Email Campaign Testing and Optimization
What You’ll Learn
You’ll master the specific A/B testing constraints and opportunities unique to email marketing, where deliverability, open rates, and click-through rates each require different test designs. The A/B Test Starter framework for email is critical because email remains one of the highest ROI marketing channels, but testing variables must account for inbox rendering differences, preview pane limitations, and the asynchronous nature of email engagement.
Key Concepts
Email A/B testing differs fundamentally from web testing because your test variation is static—once sent, you cannot modify it—and your audience segments themselves by open time (immediate, delayed, never). The A/B Test Starter email methodology focuses on testing elements that influence the decision to open (subject line, from address, send time) separately from elements that influence post-open behavior (call-to-action placement, offer clarity, image usage). Email also requires understanding that rendering differs dramatically across Gmail, Outlook, Apple Mail, and mobile email clients, meaning your variation must maintain design integrity across hostile rendering environments that strip CSS or resize images unpredictably.
- Subject Line and Preheader Testing: Your subject line and preheader text are the only elements most recipients see before deciding to open, making these the highest-impact test variables in email. The A/B Test Starter recommends A/B tests on subject lines where you measure open rate as the primary metric, testing one element at a time (curiosity vs. specificity, personalization vs. generic, question vs. statement) with sample sizes of 5,000-10,000 per variation minimum to reach statistical significance.
- Send Time and Frequency Segmentation: Optimal send times vary dramatically by audience segment, and testing send times requires either splitting your audience by time zone and A/B testing across them or using tools that stagger sends across time zones. The A/B Test Starter approach segments audiences into geographic regions or engagement tiers and tests send times separately for each segment, measuring open rate and click-through rate across the full 72-hour window when most opens occur.
- Call-to-Action Placement and Design: Different audience segments respond to CTAs in different locations (above fold vs. multiple CTAs throughout), and button styling affects click rates differently across email clients. In The A/B Test Starter framework, you test CTA button text (action-oriented like “Claim Now” vs. generic “Learn More”), button color, and placement position, but only after your subject line is optimized, since unoptimized open rates waste your testing opportunity.

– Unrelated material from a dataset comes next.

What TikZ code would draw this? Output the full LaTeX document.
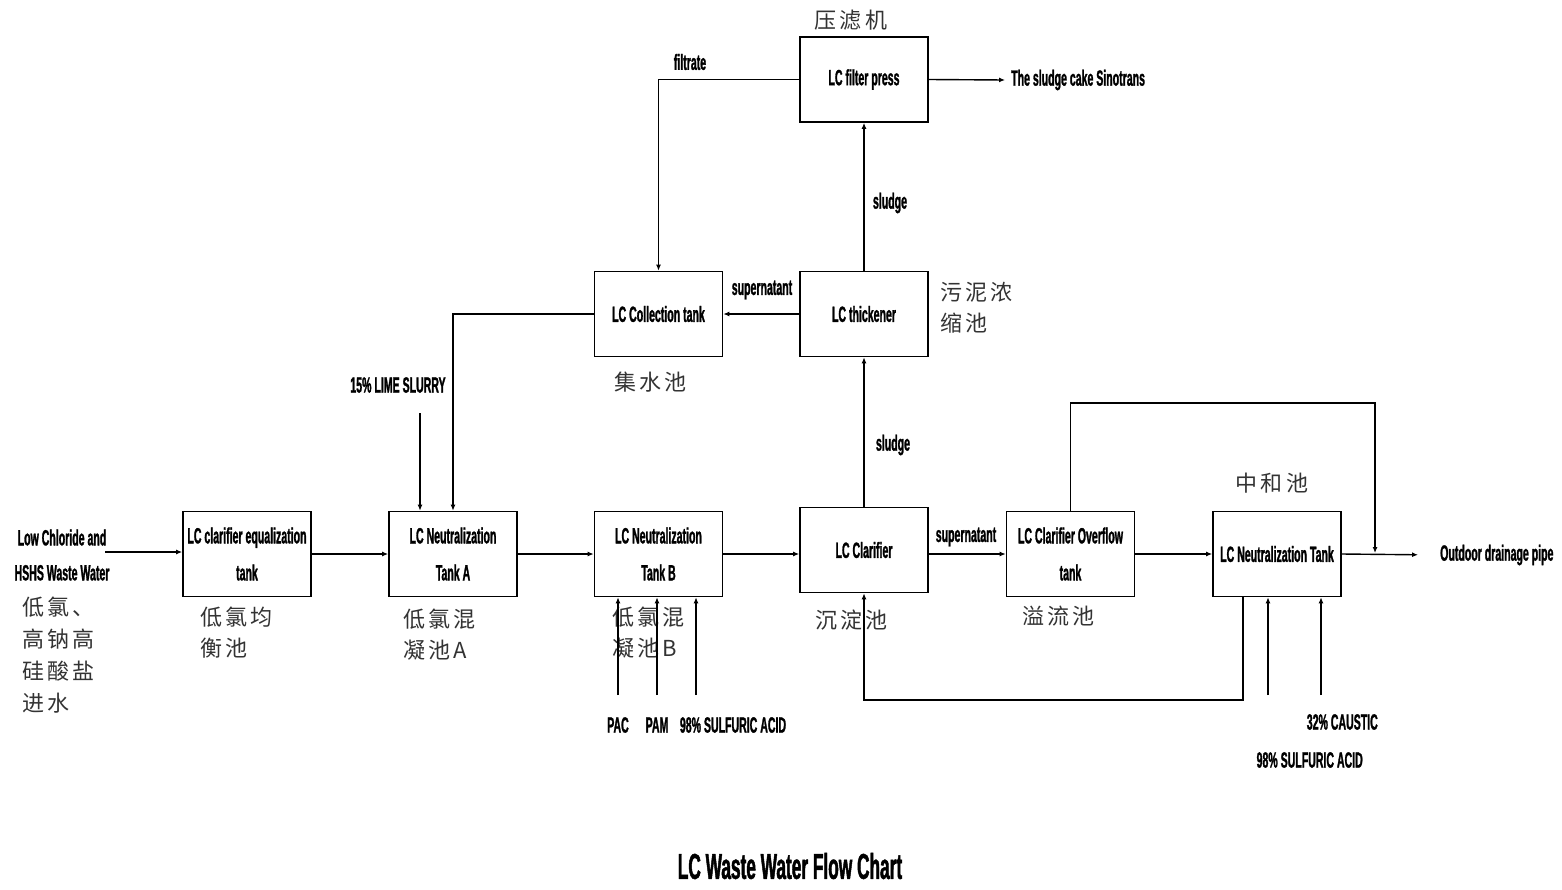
\documentclass[tikz,border=0pt]{standalone}
\usepackage{fontspec}
\usetikzlibrary{arrows.meta}
\setmainfont{Liberation Sans}
\newfontfamily\lab[FakeStretch=0.48,FakeBold=1.2]{Liberation Sans}
\newfontfamily\cjk[LetterSpace=15]{Noto Sans CJK SC}
\tikzset{
 box/.style={draw, line width=1.6pt, minimum width=128pt, minimum height=85pt, inner sep=0pt, align=center, font=\lab\bfseries\fontsize{22}{37}\selectfont},
 flow/.style={line width=1.4pt, -{Latex[length=6pt,width=5pt]}},
 lbl/.style={font=\lab\bfseries\fontsize{22}{35}\selectfont, inner sep=0pt, align=center},
 zh/.style={font=\cjk\fontsize{22}{31}\selectfont, inner sep=0pt, align=left, text=black!80},
}
\begin{document}
\begin{tikzpicture}[x=1pt,y=-1pt]
\useasboundingbox (0,0) rectangle (1562,889);
% boxes
\node[box] (fp) at (864,79.5) {LC filter press};
\node[box] (ct) at (658.5,314) {LC Collection tank};
\node[box] (th) at (864,314) {LC thickener};
\node[box] (eq) at (247,554) {LC clarifier equalization\\tank};
\node[box] (na) at (453,554) {LC Neutralization\\Tank A};
\node[box] (nb) at (658.5,554) {LC Neutralization\\Tank B};
\node[box] (cl) at (864,550) {LC Clarifier};
\node[box] (ov) at (1070.5,554) {LC Clarifier Overflow\\tank};
\node[box] (nt) at (1277,554) {LC Neutralization Tank};
% text labels
\node[lbl] (in) at (62,555) {Low Chloride and\\HSHS Waste Water};
\node[lbl, anchor=west, inner sep=6pt] (sc) at (1005,80) {The sludge cake Sinotrans};
\node[lbl, anchor=west] (out) at (1440,555) {Outdoor drainage pipe};
\node[lbl] (lfil) at (690,62) {filtrate};
\node[lbl] (lsup1) at (762,290) {supernatant};
\node[lbl] (lsl1) at (890,203) {sludge};
\node[lbl] (lsl2) at (893,445) {sludge};
\node[lbl] (lsup2) at (966,537) {supernatant};
\node[lbl] (llime) at (398,385) {15\% LIME SLURRY};
\node[lbl] (lpac) at (618,725) {PAC};
\node[lbl] (lpam) at (657,725) {PAM};
\node[lbl] (lsa1) at (733,725) {98\% SULFURIC ACID};
\node[lbl, anchor=east] (lca) at (1378,722) {32\% CAUSTIC};
\node[lbl, anchor=east] (lsa2) at (1363,760) {98\% SULFURIC ACID};
\node[font=\lab\bfseries\fontsize{36}{40}\selectfont, inner sep=0pt] (title) at (790,866) {LC Waste Water Flow Chart};
% chinese labels
\node[zh] (zfp) at (851,20) {压滤机};
\node[zh, anchor=west] (zct) at (614,382) {集水池};
\node[zh, anchor=north west] (zth) at (940,282) {污泥浓\\缩池};
\node[zh, anchor=north west] (zeq) at (200,607) {低氯均\\衡池};
\node[zh, anchor=north west] (zna) at (403,609) {低氯混\\凝池A};
\node[zh, anchor=north west] (znb) at (612,607) {低氯混\\凝池B};
\node[zh, anchor=west] (zcl) at (815,620) {沉淀池};
\node[zh, anchor=west] (zov) at (1022,616) {溢流池};
\node[zh] (znt) at (1272,483) {中和池};
\node[zh, anchor=north west, font=\cjk\fontsize{22}{32}\selectfont] (zin) at (22,597) {低氯、\\高钠高\\硅酸盐\\进水};
% coordinates
\coordinate (lime) at (420,413);
\coordinate (b1) at (618,695);
\coordinate (b2) at (657,695);
\coordinate (b3) at (696,695);
\coordinate (n1) at (1268,695);
\coordinate (n2) at (1321,695);
\coordinate (j) at (1375,553);
% connectors
\draw[flow] (fp.east) -- (sc.west);
\draw[flow] (fp.west) -- (fp.west -| ct.north) -- (ct.north);
\draw[flow] (th.north) -- (fp.south);
\draw[flow] (th.west) -- (ct.east);
\draw[flow] (ct.west) -| (na.north);
\draw[flow] (lime) -- (lime |- na.north);
\draw[flow] (cl.north) -- (th.south);
\draw[flow] (105,552) -- (eq.west |- 0,552);
\draw[flow] (eq.east) -- (na.west);
\draw[flow] (na.east) -- (nb.west);
\draw[flow] (nb.east) -- (nb.east -| cl.west);
\draw[flow] (cl.east |- ov.west) -- (ov.west);
\draw[flow] (ov.east) -- (nt.west);
\draw[flow, shorten >=22pt] (nt.east) -- (out.west);
\draw[flow] (ov.north) -- (ov.north |- 0,403) -| (j);
\draw[flow] (nt.south -| 1243,0) -- (1243,700) -| (cl.south);
\draw[flow] (b1) -- (b1 |- nb.south);
\draw[flow] (b2) -- (b2 |- nb.south);
\draw[flow] (b3) -- (b3 |- nb.south);
\draw[flow] (n1) -- (n1 |- nt.south);
\draw[flow] (n2) -- (n2 |- nt.south);
\end{tikzpicture}
\end{document}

- Image Usage and Email Client Rendering: Many email recipients have images disabled by default, and Outlook renders images through a conversion process that strips certain properties, while Gmail displays images reliably. The A/B Test Starter requires you to test “image-heavy” vs. “text-heavy” email layouts separately, ensuring your text-only fallback (alt text) is compelling enough to drive engagement even when images don’t display.
Practical Application
Select your next marketing email campaign and identify the primary conversion metric you want to improve (open rate, click rate, or conversion post-click), then design an A/B test that isolates a single element within that funnel stage rather than attempting multi-variable changes. Set your minimum sample size at 5,000 recipients per variation and establish your statistical significance threshold (typically 95% confidence, meaning p-value below 0.05) before you send.